■ **Task directions**
Make an exact copy of all the material below, apart from the pictures.

■ **Dataset content**
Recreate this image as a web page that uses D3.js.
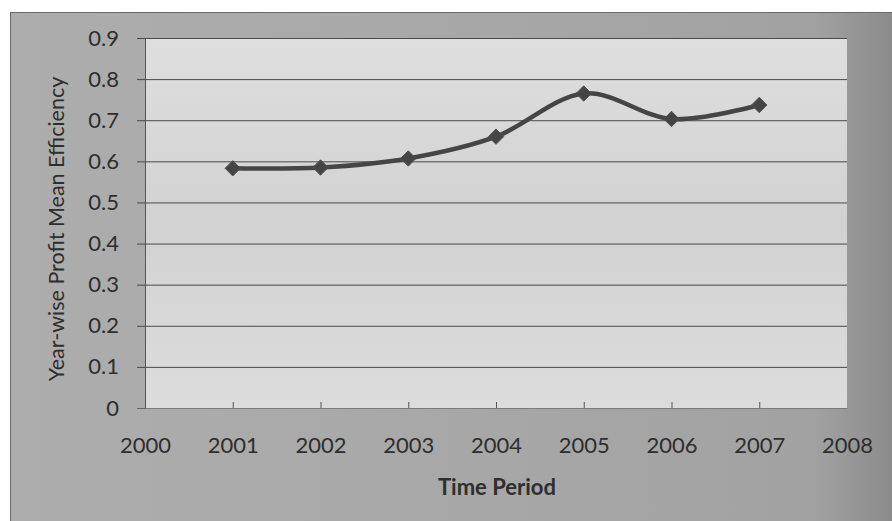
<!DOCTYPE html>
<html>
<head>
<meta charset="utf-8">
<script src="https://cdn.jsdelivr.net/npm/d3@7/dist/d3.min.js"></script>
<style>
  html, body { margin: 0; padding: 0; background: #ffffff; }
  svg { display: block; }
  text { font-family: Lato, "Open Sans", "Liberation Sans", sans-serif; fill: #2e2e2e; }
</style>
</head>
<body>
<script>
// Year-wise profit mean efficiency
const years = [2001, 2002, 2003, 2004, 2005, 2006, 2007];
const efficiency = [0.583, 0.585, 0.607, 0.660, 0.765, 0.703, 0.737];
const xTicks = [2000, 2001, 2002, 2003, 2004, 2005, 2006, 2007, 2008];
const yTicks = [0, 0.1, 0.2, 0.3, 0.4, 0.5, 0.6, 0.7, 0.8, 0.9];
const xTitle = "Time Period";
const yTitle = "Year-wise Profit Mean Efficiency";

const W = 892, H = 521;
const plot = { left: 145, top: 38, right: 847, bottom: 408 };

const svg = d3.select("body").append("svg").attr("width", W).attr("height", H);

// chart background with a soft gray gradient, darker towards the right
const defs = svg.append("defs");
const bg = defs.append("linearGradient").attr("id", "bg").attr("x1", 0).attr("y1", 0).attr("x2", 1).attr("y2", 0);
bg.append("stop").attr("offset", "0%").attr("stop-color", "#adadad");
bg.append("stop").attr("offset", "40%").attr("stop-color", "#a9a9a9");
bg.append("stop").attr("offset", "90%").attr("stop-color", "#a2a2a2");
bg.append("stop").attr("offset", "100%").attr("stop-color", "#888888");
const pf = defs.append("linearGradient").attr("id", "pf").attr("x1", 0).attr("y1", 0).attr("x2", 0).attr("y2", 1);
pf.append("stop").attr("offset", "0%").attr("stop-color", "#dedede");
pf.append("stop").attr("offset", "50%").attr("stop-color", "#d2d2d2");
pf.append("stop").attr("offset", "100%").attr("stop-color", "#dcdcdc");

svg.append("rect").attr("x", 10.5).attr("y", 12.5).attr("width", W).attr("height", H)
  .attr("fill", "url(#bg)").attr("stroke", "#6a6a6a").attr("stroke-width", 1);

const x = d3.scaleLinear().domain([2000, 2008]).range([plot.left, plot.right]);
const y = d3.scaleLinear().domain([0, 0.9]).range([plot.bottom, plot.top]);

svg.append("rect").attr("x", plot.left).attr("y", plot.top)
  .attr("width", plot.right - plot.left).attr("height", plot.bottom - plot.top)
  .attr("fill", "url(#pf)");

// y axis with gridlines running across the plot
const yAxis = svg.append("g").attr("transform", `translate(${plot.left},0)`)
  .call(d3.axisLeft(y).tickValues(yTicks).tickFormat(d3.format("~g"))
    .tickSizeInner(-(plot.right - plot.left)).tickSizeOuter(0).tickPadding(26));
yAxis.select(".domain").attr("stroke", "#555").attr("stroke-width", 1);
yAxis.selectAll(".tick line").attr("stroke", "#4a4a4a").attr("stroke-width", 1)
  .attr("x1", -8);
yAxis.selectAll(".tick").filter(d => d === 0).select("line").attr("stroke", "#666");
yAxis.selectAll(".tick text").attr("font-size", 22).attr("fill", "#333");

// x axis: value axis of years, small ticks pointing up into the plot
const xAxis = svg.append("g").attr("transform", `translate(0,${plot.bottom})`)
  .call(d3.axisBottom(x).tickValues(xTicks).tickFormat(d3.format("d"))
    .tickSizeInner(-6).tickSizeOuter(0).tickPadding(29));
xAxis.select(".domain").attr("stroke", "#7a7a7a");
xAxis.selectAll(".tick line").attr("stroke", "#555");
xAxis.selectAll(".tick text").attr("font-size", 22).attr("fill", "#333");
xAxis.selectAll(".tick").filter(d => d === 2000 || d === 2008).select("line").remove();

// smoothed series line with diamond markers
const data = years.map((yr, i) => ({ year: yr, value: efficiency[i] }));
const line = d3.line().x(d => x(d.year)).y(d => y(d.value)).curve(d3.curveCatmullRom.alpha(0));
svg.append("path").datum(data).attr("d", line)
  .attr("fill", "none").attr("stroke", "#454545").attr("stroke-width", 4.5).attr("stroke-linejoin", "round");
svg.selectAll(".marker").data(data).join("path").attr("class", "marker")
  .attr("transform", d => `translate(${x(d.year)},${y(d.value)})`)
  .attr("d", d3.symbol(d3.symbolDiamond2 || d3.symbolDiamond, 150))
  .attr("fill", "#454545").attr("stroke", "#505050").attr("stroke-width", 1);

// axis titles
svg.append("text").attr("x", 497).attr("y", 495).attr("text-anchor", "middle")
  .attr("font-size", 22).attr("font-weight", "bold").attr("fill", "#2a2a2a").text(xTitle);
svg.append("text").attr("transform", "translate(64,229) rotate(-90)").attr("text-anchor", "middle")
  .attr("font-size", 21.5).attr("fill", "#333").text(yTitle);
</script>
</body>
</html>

■ **Output for this exercise**
Recreate this image as a web page that uses D3.js.
<!DOCTYPE html>
<html>
<head>
<meta charset="utf-8">
<script src="https://cdn.jsdelivr.net/npm/d3@7/dist/d3.min.js"></script>
<style>
  html, body { margin: 0; padding: 0; background: #ffffff; }
  svg { display: block; }
  text { font-family: Lato, "Open Sans", "Liberation Sans", sans-serif; fill: #2e2e2e; }
</style>
</head>
<body>
<script>
// Year-wise profit mean efficiency
const years = [2001, 2002, 2003, 2004, 2005, 2006, 2007];
const efficiency = [0.583, 0.585, 0.607, 0.660, 0.765, 0.703, 0.737];
const xTicks = [2000, 2001, 2002, 2003, 2004, 2005, 2006, 2007, 2008];
const yTicks = [0, 0.1, 0.2, 0.3, 0.4, 0.5, 0.6, 0.7, 0.8, 0.9];
const xTitle = "Time Period";
const yTitle = "Year-wise Profit Mean Efficiency";

const W = 892, H = 521;
const plot = { left: 145, top: 38, right: 847, bottom: 408 };

const svg = d3.select("body").append("svg").attr("width", W).attr("height", H);

// chart background with a soft gray gradient, darker towards the right
const defs = svg.append("defs");
const bg = defs.append("linearGradient").attr("id", "bg").attr("x1", 0).attr("y1", 0).attr("x2", 1).attr("y2", 0);
bg.append("stop").attr("offset", "0%").attr("stop-color", "#adadad");
bg.append("stop").attr("offset", "40%").attr("stop-color", "#a9a9a9");
bg.append("stop").attr("offset", "90%").attr("stop-color", "#a2a2a2");
bg.append("stop").attr("offset", "100%").attr("stop-color", "#888888");
const pf = defs.append("linearGradient").attr("id", "pf").attr("x1", 0).attr("y1", 0).attr("x2", 0).attr("y2", 1);
pf.append("stop").attr("offset", "0%").attr("stop-color", "#dedede");
pf.append("stop").attr("offset", "50%").attr("stop-color", "#d2d2d2");
pf.append("stop").attr("offset", "100%").attr("stop-color", "#dcdcdc");

svg.append("rect").attr("x", 10.5).attr("y", 12.5).attr("width", W).attr("height", H)
  .attr("fill", "url(#bg)").attr("stroke", "#6a6a6a").attr("stroke-width", 1);

const x = d3.scaleLinear().domain([2000, 2008]).range([plot.left, plot.right]);
const y = d3.scaleLinear().domain([0, 0.9]).range([plot.bottom, plot.top]);

svg.append("rect").attr("x", plot.left).attr("y", plot.top)
  .attr("width", plot.right - plot.left).attr("height", plot.bottom - plot.top)
  .attr("fill", "url(#pf)");

// y axis with gridlines running across the plot
const yAxis = svg.append("g").attr("transform", `translate(${plot.left},0)`)
  .call(d3.axisLeft(y).tickValues(yTicks).tickFormat(d3.format("~g"))
    .tickSizeInner(-(plot.right - plot.left)).tickSizeOuter(0).tickPadding(26));
yAxis.select(".domain").attr("stroke", "#555").attr("stroke-width", 1);
yAxis.selectAll(".tick line").attr("stroke", "#4a4a4a").attr("stroke-width", 1)
  .attr("x1", -8);
yAxis.selectAll(".tick").filter(d => d === 0).select("line").attr("stroke", "#666");
yAxis.selectAll(".tick text").attr("font-size", 22).attr("fill", "#333");

// x axis: value axis of years, small ticks pointing up into the plot
const xAxis = svg.append("g").attr("transform", `translate(0,${plot.bottom})`)
  .call(d3.axisBottom(x).tickValues(xTicks).tickFormat(d3.format("d"))
    .tickSizeInner(-6).tickSizeOuter(0).tickPadding(29));
xAxis.select(".domain").attr("stroke", "#7a7a7a");
xAxis.selectAll(".tick line").attr("stroke", "#555");
xAxis.selectAll(".tick text").attr("font-size", 22).attr("fill", "#333");
xAxis.selectAll(".tick").filter(d => d === 2000 || d === 2008).select("line").remove();

// smoothed series line with diamond markers
const data = years.map((yr, i) => ({ year: yr, value: efficiency[i] }));
const line = d3.line().x(d => x(d.year)).y(d => y(d.value)).curve(d3.curveCatmullRom.alpha(0));
svg.append("path").datum(data).attr("d", line)
  .attr("fill", "none").attr("stroke", "#454545").attr("stroke-width", 4.5).attr("stroke-linejoin", "round");
svg.selectAll(".marker").data(data).join("path").attr("class", "marker")
  .attr("transform", d => `translate(${x(d.year)},${y(d.value)})`)
  .attr("d", d3.symbol(d3.symbolDiamond2 || d3.symbolDiamond, 150))
  .attr("fill", "#454545").attr("stroke", "#505050").attr("stroke-width", 1);

// axis titles
svg.append("text").attr("x", 497).attr("y", 495).attr("text-anchor", "middle")
  .attr("font-size", 22).attr("font-weight", "bold").attr("fill", "#2a2a2a").text(xTitle);
svg.append("text").attr("transform", "translate(64,229) rotate(-90)").attr("text-anchor", "middle")
  .attr("font-size", 21.5).attr("fill", "#333").text(yTitle);
</script>
</body>
</html>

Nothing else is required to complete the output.